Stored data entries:
>> BEGIN
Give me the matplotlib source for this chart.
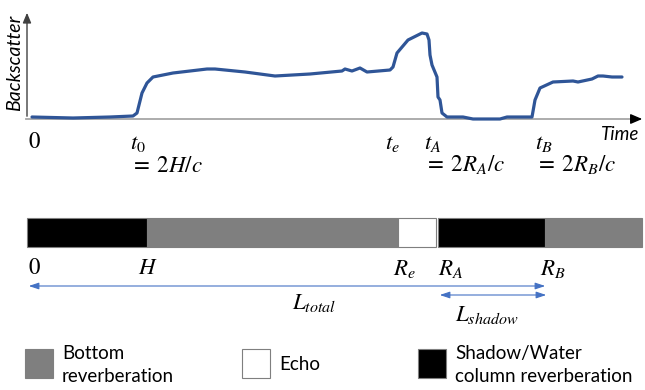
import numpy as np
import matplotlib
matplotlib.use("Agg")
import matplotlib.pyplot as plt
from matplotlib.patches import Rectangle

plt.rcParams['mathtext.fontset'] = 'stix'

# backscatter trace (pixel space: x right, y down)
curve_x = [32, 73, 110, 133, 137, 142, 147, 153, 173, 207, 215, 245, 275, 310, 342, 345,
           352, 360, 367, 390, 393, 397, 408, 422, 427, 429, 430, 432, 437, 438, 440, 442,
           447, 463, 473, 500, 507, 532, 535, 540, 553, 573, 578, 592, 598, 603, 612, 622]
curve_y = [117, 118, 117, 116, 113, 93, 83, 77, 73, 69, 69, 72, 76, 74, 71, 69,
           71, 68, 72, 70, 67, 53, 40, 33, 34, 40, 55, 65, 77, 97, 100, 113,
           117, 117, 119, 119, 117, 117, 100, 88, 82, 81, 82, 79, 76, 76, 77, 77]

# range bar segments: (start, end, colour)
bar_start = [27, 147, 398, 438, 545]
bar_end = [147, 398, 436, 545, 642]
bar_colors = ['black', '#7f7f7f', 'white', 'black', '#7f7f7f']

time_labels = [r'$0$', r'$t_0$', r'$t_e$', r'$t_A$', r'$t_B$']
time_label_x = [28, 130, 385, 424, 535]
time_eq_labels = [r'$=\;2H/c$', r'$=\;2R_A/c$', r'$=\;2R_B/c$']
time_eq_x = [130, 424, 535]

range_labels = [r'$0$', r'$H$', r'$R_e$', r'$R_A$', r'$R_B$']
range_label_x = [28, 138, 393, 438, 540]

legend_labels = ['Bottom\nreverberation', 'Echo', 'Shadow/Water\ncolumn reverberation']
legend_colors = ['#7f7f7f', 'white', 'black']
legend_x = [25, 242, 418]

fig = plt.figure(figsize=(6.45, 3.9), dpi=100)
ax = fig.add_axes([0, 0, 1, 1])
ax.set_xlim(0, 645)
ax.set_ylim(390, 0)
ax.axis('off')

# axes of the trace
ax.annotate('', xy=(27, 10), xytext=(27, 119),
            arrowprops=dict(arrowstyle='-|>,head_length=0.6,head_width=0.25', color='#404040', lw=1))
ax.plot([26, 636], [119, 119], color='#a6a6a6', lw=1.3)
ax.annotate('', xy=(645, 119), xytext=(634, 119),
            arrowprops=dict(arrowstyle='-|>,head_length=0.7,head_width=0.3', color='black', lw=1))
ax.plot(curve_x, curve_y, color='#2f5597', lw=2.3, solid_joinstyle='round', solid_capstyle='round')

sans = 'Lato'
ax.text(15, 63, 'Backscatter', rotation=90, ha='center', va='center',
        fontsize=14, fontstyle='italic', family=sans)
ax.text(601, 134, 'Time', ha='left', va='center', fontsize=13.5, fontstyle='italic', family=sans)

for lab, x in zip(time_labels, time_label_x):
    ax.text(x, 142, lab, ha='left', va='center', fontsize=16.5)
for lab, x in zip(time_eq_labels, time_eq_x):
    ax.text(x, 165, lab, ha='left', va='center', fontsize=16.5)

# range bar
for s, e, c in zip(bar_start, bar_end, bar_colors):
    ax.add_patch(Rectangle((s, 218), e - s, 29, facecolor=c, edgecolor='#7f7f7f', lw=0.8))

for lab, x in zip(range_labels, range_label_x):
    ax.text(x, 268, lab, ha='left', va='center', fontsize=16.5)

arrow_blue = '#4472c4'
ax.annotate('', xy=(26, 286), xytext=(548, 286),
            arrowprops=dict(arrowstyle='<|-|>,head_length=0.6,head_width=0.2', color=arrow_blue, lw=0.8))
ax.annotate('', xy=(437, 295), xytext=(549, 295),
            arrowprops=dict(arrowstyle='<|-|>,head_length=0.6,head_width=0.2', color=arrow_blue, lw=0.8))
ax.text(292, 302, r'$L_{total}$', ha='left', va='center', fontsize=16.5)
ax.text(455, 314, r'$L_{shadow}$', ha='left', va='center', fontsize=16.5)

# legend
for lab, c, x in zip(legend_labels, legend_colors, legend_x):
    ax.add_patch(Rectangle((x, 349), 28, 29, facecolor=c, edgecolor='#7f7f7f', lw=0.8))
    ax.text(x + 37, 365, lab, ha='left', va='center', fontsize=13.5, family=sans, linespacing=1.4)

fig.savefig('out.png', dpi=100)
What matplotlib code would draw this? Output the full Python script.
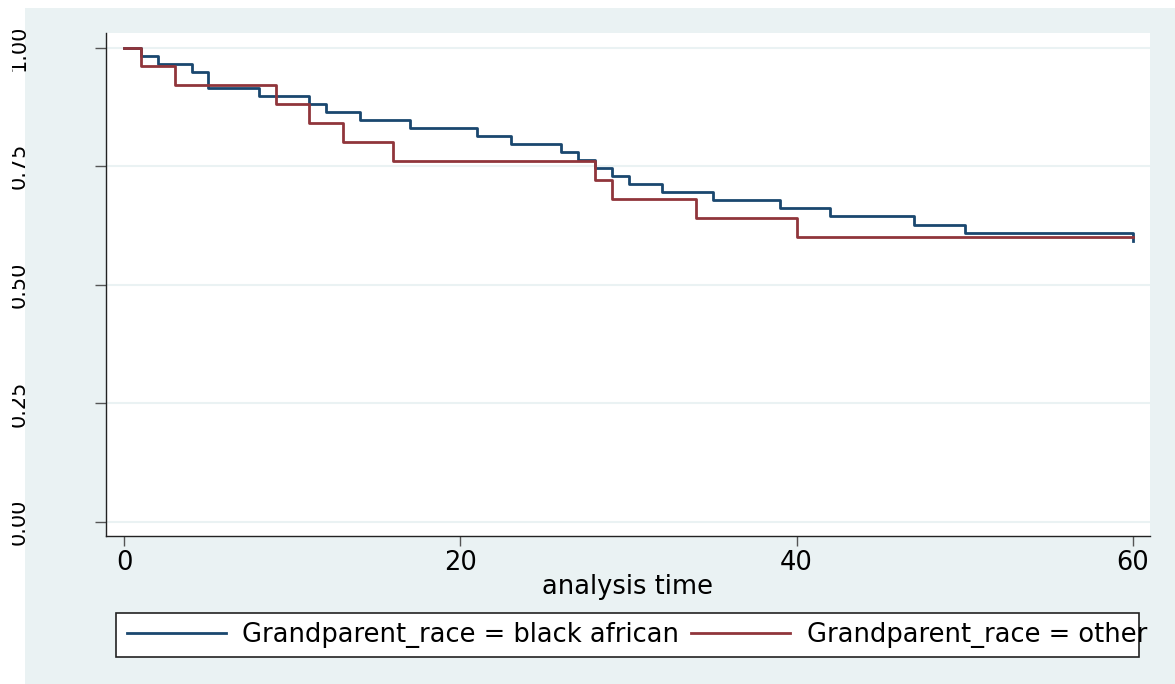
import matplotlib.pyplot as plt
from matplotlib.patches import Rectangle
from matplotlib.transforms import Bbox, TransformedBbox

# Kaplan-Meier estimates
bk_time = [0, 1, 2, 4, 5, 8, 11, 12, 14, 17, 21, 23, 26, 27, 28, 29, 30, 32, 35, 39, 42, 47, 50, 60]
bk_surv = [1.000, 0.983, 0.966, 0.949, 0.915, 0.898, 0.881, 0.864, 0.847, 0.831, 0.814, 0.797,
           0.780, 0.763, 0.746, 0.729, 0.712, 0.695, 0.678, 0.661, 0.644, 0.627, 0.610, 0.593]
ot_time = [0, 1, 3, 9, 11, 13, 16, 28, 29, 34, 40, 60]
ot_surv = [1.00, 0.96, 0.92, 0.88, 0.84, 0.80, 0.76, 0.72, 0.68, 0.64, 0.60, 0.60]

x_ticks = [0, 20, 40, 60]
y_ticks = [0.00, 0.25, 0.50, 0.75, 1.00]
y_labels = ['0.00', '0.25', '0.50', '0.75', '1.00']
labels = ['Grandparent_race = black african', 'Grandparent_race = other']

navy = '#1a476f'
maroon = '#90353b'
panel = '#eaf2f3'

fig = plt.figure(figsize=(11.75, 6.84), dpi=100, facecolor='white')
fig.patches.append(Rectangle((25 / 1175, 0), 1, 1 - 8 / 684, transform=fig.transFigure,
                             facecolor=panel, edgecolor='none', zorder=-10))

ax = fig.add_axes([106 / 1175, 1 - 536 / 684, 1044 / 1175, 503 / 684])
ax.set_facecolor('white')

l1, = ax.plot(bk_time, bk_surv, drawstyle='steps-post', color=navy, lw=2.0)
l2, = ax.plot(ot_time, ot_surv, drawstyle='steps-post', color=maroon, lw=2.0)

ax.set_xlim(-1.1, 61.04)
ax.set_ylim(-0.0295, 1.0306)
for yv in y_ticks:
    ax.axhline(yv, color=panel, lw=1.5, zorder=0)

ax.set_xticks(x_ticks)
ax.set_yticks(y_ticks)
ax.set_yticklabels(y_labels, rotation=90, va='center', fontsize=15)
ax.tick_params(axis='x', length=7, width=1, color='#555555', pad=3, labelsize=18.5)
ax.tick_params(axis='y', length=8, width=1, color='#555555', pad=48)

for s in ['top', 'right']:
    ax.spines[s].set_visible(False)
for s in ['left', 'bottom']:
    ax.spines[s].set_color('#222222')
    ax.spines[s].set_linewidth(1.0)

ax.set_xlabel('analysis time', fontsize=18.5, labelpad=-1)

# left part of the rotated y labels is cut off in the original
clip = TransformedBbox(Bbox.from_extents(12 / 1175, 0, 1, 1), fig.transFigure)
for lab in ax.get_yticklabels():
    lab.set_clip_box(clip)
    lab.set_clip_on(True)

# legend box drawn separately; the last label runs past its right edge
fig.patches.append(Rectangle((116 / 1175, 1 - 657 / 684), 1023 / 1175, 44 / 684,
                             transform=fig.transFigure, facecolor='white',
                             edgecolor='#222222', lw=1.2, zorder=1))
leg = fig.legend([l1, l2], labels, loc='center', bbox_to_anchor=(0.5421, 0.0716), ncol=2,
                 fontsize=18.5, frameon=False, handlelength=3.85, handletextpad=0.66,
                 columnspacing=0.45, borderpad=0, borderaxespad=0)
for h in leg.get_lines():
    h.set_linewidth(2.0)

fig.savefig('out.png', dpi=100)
>> END
## WHAT THE TASK ASKS:
Reproduce only the lines of the records from the start up to and including the line that holds "plt.rcParams['mathtext.fontset'] = 'stix'"; do not carry over any picture.

## WRITTEN SOLUTION:
Give me the matplotlib source for this chart.
import numpy as np
import matplotlib
matplotlib.use("Agg")
import matplotlib.pyplot as plt
from matplotlib.patches import Rectangle

plt.rcParams['mathtext.fontset'] = 'stix'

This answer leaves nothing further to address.